--- START Supplied material ---
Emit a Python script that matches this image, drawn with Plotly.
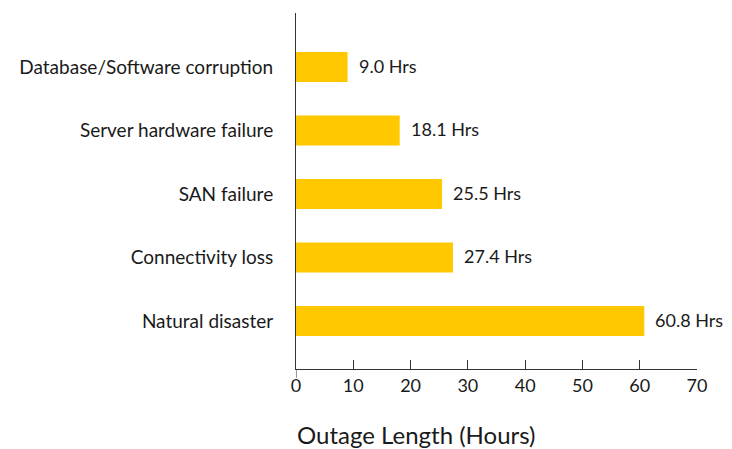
import plotly.graph_objects as go

categories = ["Natural disaster", "Connectivity loss", "SAN failure",
              "Server hardware failure", "Database/Software corruption"]
hours = [60.8, 27.4, 25.5, 18.1, 9.0]
x_ticks = [0, 10, 20, 30, 40, 50, 60, 70]

FONT = "Lato, 'Open Sans', sans-serif"
TXT = "#1a1a1a"

fig = go.Figure()
fig.add_trace(go.Bar(
    x=hours, y=categories, orientation="h",
    marker=dict(color="#FFC800", line=dict(width=0)),
    width=0.47, hoverinfo="skip",
))

for v, c in zip(hours, categories):
    fig.add_annotation(x=v, y=c, text=f"{v:.1f} Hrs", showarrow=False,
                       xanchor="left", xshift=9, yshift=1,
                       font=dict(family=FONT, size=18, color=TXT))

fig.add_annotation(xref="paper", yref="paper", x=0, y=0, yshift=-49, xshift=-1,
                   xanchor="left", yanchor="top", text="Outage Length (Hours)",
                   showarrow=False, font=dict(family=FONT, size=24, color=TXT))

fig.add_shape(type="line", xref="x", yref="paper", x0=0, x1=0, y0=0, y1=-0.025,
              line=dict(color="#333", width=1))

# page body has an 8px margin, so the figure is sized to the visible area
fig.update_layout(
    width=724, height=441,
    margin=dict(l=288, r=35, t=5, b=80, autoexpand=False),
    plot_bgcolor="white", paper_bgcolor="white",
    showlegend=False,
    font=dict(family=FONT, size=18, color=TXT),
    xaxis=dict(range=[0, 70], tickvals=x_ticks, ticks="inside", ticklen=9,
               tickcolor="#333", showline=True, linecolor="#333", linewidth=1,
               showgrid=False, zeroline=False,
               tickfont=dict(family=FONT, size=18, color=TXT)),
    yaxis=dict(range=[-0.756, 4.85], showline=True, linecolor="#333", linewidth=1,
               showgrid=False, zeroline=False, ticks="", ticklabelstandoff=18,
               tickfont=dict(family=FONT, size=19, color=TXT)),
)

fig.write_html("out.html")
--- END Supplied material ---
Your objective: Strip out the pictures and quote the remaining data word for word.

Task solution:
Emit a Python script that matches this image, drawn with Plotly.
import plotly.graph_objects as go

categories = ["Natural disaster", "Connectivity loss", "SAN failure",
              "Server hardware failure", "Database/Software corruption"]
hours = [60.8, 27.4, 25.5, 18.1, 9.0]
x_ticks = [0, 10, 20, 30, 40, 50, 60, 70]

FONT = "Lato, 'Open Sans', sans-serif"
TXT = "#1a1a1a"

fig = go.Figure()
fig.add_trace(go.Bar(
    x=hours, y=categories, orientation="h",
    marker=dict(color="#FFC800", line=dict(width=0)),
    width=0.47, hoverinfo="skip",
))

for v, c in zip(hours, categories):
    fig.add_annotation(x=v, y=c, text=f"{v:.1f} Hrs", showarrow=False,
                       xanchor="left", xshift=9, yshift=1,
                       font=dict(family=FONT, size=18, color=TXT))

fig.add_annotation(xref="paper", yref="paper", x=0, y=0, yshift=-49, xshift=-1,
                   xanchor="left", yanchor="top", text="Outage Length (Hours)",
                   showarrow=False, font=dict(family=FONT, size=24, color=TXT))

fig.add_shape(type="line", xref="x", yref="paper", x0=0, x1=0, y0=0, y1=-0.025,
              line=dict(color="#333", width=1))

# page body has an 8px margin, so the figure is sized to the visible area
fig.update_layout(
    width=724, height=441,
    margin=dict(l=288, r=35, t=5, b=80, autoexpand=False),
    plot_bgcolor="white", paper_bgcolor="white",
    showlegend=False,
    font=dict(family=FONT, size=18, color=TXT),
    xaxis=dict(range=[0, 70], tickvals=x_ticks, ticks="inside", ticklen=9,
               tickcolor="#333", showline=True, linecolor="#333", linewidth=1,
               showgrid=False, zeroline=False,
               tickfont=dict(family=FONT, size=18, color=TXT)),
    yaxis=dict(range=[-0.756, 4.85], showline=True, linecolor="#333", linewidth=1,
               showgrid=False, zeroline=False, ticks="", ticklabelstandoff=18,
               tickfont=dict(family=FONT, size=19, color=TXT)),
)

fig.write_html("out.html")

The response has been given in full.